» **Prompt**:
Return the lines exactly as they stand, from the first of the material through the line containing "from matplotlib.ticker import".

» **Data segment**:
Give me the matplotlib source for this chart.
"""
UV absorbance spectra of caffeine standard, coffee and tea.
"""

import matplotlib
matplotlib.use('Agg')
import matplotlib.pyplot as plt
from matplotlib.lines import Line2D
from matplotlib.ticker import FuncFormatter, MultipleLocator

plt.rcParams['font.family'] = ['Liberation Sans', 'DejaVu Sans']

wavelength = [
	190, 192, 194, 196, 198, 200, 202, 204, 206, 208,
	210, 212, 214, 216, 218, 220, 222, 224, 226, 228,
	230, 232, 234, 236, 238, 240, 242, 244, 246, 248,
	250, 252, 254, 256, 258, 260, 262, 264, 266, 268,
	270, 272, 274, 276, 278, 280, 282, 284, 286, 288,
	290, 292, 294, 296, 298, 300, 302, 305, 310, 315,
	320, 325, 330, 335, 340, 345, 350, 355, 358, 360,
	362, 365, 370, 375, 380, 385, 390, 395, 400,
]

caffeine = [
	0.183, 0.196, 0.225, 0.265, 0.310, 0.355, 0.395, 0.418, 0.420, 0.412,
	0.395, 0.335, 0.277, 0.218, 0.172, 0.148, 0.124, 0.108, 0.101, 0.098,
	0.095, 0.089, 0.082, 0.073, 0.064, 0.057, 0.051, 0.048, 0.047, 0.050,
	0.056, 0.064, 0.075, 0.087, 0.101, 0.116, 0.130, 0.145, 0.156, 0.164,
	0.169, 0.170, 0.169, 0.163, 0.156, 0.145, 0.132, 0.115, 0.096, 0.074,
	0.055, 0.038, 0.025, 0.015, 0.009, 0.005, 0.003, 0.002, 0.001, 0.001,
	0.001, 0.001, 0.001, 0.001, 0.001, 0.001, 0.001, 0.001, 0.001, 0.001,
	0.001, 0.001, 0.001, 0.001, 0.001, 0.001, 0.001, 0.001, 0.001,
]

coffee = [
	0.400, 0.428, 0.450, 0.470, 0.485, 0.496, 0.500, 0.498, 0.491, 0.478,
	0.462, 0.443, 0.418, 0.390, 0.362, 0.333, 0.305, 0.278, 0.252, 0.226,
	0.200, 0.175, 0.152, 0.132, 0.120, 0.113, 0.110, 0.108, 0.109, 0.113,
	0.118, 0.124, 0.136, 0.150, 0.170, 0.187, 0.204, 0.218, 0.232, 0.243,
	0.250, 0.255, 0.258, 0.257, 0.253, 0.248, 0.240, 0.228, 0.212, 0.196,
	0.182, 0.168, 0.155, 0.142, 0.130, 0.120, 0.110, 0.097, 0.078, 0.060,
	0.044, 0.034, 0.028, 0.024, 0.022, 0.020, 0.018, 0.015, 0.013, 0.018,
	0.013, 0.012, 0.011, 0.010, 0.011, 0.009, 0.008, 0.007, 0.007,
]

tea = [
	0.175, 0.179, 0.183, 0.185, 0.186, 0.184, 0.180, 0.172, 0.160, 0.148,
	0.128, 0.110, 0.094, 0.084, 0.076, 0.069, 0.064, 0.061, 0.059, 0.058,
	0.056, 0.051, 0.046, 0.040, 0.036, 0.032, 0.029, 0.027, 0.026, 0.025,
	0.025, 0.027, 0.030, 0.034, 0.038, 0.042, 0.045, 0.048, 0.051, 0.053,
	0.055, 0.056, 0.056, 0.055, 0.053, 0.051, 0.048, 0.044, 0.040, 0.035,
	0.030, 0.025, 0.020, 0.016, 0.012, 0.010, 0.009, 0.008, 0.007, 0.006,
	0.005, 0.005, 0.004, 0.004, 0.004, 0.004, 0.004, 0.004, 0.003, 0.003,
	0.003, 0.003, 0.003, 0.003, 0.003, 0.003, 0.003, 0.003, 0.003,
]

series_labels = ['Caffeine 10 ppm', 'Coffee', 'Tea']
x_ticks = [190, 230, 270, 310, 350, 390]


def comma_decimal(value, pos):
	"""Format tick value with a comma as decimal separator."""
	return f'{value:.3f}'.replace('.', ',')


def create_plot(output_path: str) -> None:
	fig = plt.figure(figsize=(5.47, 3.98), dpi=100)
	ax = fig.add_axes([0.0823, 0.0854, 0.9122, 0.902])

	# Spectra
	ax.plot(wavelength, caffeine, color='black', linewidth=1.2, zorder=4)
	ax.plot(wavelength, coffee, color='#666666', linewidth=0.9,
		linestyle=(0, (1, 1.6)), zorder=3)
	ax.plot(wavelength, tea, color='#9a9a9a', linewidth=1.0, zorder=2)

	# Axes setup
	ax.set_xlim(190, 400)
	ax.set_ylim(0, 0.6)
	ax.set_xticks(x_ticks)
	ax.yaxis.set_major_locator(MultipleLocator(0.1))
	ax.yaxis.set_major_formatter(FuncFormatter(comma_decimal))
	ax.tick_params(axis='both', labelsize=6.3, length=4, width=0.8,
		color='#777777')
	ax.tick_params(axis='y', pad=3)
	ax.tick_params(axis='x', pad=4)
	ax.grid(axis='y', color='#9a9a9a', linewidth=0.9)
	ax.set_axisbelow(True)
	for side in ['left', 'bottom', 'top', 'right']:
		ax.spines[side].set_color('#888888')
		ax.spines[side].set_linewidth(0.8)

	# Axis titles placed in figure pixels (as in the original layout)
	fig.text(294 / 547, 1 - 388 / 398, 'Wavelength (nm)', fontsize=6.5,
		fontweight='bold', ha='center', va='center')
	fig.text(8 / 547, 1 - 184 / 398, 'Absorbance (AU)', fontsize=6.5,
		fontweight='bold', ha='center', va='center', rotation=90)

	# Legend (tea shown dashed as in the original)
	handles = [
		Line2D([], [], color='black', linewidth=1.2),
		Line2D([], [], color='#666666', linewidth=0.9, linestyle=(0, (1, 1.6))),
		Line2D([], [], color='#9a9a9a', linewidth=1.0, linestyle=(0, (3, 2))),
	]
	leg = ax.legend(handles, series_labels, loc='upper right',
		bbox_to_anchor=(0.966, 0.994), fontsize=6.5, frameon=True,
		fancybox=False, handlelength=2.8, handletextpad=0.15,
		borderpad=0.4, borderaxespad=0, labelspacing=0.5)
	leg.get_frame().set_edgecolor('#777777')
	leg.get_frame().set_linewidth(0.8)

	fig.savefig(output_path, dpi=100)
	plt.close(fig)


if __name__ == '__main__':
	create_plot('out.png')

» **Result for this task**:
Give me the matplotlib source for this chart.
"""
UV absorbance spectra of caffeine standard, coffee and tea.
"""

import matplotlib
matplotlib.use('Agg')
import matplotlib.pyplot as plt
from matplotlib.lines import Line2D
from matplotlib.ticker import FuncFormatter, MultipleLocator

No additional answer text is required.